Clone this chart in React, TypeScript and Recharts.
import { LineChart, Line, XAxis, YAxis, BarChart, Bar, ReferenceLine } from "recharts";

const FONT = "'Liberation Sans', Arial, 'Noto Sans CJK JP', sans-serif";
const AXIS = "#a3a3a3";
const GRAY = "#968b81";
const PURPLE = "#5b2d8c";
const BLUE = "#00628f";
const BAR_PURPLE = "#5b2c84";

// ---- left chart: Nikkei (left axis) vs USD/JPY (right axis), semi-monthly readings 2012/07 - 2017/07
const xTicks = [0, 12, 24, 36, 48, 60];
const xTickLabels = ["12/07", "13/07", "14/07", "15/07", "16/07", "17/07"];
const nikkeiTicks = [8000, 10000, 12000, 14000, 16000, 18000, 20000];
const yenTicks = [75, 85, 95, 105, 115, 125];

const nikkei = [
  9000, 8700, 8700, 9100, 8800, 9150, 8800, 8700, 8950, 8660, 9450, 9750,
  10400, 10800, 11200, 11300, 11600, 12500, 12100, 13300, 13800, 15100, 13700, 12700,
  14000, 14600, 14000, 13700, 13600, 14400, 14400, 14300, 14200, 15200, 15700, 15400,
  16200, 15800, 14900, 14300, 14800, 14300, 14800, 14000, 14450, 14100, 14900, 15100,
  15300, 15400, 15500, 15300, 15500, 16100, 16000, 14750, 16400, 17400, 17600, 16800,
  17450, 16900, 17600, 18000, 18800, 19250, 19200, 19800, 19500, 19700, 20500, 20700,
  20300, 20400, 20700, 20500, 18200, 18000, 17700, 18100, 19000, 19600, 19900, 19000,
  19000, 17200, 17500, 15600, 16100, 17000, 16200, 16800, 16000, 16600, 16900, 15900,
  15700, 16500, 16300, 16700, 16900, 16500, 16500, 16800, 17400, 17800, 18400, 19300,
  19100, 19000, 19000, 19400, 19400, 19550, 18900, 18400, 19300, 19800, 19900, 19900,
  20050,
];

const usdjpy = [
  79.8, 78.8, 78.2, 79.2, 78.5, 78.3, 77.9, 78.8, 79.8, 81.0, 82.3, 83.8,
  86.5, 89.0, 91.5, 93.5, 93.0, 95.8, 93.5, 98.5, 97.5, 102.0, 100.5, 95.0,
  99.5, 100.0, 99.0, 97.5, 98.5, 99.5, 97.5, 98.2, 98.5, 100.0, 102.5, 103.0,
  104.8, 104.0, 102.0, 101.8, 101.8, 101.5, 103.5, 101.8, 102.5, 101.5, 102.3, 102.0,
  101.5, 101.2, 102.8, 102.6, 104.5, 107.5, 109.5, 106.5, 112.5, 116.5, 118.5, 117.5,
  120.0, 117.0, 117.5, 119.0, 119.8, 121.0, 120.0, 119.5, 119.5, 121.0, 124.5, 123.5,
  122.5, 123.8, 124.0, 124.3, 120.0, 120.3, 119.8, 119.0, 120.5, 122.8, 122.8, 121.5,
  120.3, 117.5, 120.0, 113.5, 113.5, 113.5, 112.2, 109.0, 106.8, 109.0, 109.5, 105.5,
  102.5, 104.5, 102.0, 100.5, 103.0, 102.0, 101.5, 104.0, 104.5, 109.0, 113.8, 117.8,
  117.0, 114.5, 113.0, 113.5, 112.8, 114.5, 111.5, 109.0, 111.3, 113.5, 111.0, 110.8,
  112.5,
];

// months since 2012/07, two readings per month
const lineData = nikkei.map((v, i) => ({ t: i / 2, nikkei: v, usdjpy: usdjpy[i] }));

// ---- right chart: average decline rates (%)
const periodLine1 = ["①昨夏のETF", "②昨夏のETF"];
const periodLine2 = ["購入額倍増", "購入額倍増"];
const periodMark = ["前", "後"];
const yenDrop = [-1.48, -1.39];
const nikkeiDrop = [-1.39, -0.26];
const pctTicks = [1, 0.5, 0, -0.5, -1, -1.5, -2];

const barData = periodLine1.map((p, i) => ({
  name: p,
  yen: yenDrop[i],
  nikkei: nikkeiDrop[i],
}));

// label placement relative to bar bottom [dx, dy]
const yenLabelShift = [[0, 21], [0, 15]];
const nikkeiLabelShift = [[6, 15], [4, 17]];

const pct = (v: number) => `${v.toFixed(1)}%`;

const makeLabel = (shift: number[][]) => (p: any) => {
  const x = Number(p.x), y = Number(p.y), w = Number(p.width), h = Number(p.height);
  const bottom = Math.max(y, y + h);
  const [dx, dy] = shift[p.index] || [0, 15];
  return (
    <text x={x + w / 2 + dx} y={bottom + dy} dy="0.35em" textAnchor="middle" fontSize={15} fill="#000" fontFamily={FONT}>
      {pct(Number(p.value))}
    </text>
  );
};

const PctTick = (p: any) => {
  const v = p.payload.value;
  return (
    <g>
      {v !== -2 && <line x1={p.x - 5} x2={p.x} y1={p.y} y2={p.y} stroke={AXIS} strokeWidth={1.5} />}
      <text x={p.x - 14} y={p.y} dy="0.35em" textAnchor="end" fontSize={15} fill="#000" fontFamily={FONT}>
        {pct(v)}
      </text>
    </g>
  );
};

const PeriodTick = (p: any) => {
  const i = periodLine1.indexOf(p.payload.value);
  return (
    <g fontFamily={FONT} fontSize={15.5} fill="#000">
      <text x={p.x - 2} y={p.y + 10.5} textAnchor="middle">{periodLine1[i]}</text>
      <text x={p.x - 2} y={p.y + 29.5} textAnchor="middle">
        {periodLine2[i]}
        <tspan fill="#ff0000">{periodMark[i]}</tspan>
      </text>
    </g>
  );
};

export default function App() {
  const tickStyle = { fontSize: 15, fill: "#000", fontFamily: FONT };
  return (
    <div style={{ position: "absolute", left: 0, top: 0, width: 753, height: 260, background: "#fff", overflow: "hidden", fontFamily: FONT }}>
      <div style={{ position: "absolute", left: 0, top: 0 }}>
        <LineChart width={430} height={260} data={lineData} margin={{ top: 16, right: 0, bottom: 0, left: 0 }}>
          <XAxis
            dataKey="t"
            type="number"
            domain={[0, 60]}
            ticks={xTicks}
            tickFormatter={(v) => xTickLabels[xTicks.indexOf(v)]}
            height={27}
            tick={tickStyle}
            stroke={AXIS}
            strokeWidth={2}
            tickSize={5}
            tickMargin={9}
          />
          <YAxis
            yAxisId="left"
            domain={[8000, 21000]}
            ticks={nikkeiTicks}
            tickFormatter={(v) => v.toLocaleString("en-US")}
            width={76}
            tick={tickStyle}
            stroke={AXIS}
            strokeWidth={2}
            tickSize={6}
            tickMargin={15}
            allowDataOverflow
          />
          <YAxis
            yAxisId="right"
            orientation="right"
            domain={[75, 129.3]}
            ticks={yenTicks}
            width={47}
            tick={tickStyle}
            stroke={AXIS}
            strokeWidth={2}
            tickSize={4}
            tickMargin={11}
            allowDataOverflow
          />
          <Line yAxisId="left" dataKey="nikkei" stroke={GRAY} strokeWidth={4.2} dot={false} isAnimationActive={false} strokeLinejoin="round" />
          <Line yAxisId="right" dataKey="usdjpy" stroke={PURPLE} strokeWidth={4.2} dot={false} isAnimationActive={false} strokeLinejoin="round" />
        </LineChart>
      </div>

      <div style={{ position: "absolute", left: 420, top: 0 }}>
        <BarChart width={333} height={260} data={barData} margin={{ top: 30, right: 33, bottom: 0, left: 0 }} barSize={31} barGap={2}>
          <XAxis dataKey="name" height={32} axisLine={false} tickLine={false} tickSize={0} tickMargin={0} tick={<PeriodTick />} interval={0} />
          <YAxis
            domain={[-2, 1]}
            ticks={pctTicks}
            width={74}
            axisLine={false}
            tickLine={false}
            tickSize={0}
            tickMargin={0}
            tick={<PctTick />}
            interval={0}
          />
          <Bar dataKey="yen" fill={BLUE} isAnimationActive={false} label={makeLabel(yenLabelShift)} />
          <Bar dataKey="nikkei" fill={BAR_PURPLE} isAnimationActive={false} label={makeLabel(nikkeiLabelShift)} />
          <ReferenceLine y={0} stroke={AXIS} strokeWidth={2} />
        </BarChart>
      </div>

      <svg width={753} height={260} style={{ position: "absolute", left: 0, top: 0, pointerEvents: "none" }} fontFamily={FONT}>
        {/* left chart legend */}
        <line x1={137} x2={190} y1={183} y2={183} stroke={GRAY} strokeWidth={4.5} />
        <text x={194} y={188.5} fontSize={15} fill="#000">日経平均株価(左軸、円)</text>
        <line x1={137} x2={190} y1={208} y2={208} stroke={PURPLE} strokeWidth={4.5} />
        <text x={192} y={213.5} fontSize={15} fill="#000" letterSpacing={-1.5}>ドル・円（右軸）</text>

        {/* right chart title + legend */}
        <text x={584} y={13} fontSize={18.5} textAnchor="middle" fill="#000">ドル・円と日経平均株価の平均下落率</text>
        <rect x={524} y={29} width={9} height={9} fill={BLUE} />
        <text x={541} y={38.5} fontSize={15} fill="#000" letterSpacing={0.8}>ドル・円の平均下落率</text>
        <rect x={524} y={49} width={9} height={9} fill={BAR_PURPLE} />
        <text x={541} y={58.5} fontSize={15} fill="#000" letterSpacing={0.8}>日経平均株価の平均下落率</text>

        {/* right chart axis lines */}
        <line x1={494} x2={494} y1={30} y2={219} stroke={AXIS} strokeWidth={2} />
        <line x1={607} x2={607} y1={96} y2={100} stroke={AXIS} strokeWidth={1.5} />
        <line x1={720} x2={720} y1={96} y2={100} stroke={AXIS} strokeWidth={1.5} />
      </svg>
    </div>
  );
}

### Objective
Exactly as they stand, set down the lines from the top of the data through the line with "const yenTicks = [75, 85, 95, 105, 115, 125];".

### Task result
Clone this chart in React, TypeScript and Recharts.
import { LineChart, Line, XAxis, YAxis, BarChart, Bar, ReferenceLine } from "recharts";

const FONT = "'Liberation Sans', Arial, 'Noto Sans CJK JP', sans-serif";
const AXIS = "#a3a3a3";
const GRAY = "#968b81";
const PURPLE = "#5b2d8c";
const BLUE = "#00628f";
const BAR_PURPLE = "#5b2c84";

// ---- left chart: Nikkei (left axis) vs USD/JPY (right axis), semi-monthly readings 2012/07 - 2017/07
const xTicks = [0, 12, 24, 36, 48, 60];
const xTickLabels = ["12/07", "13/07", "14/07", "15/07", "16/07", "17/07"];
const nikkeiTicks = [8000, 10000, 12000, 14000, 16000, 18000, 20000];
const yenTicks = [75, 85, 95, 105, 115, 125];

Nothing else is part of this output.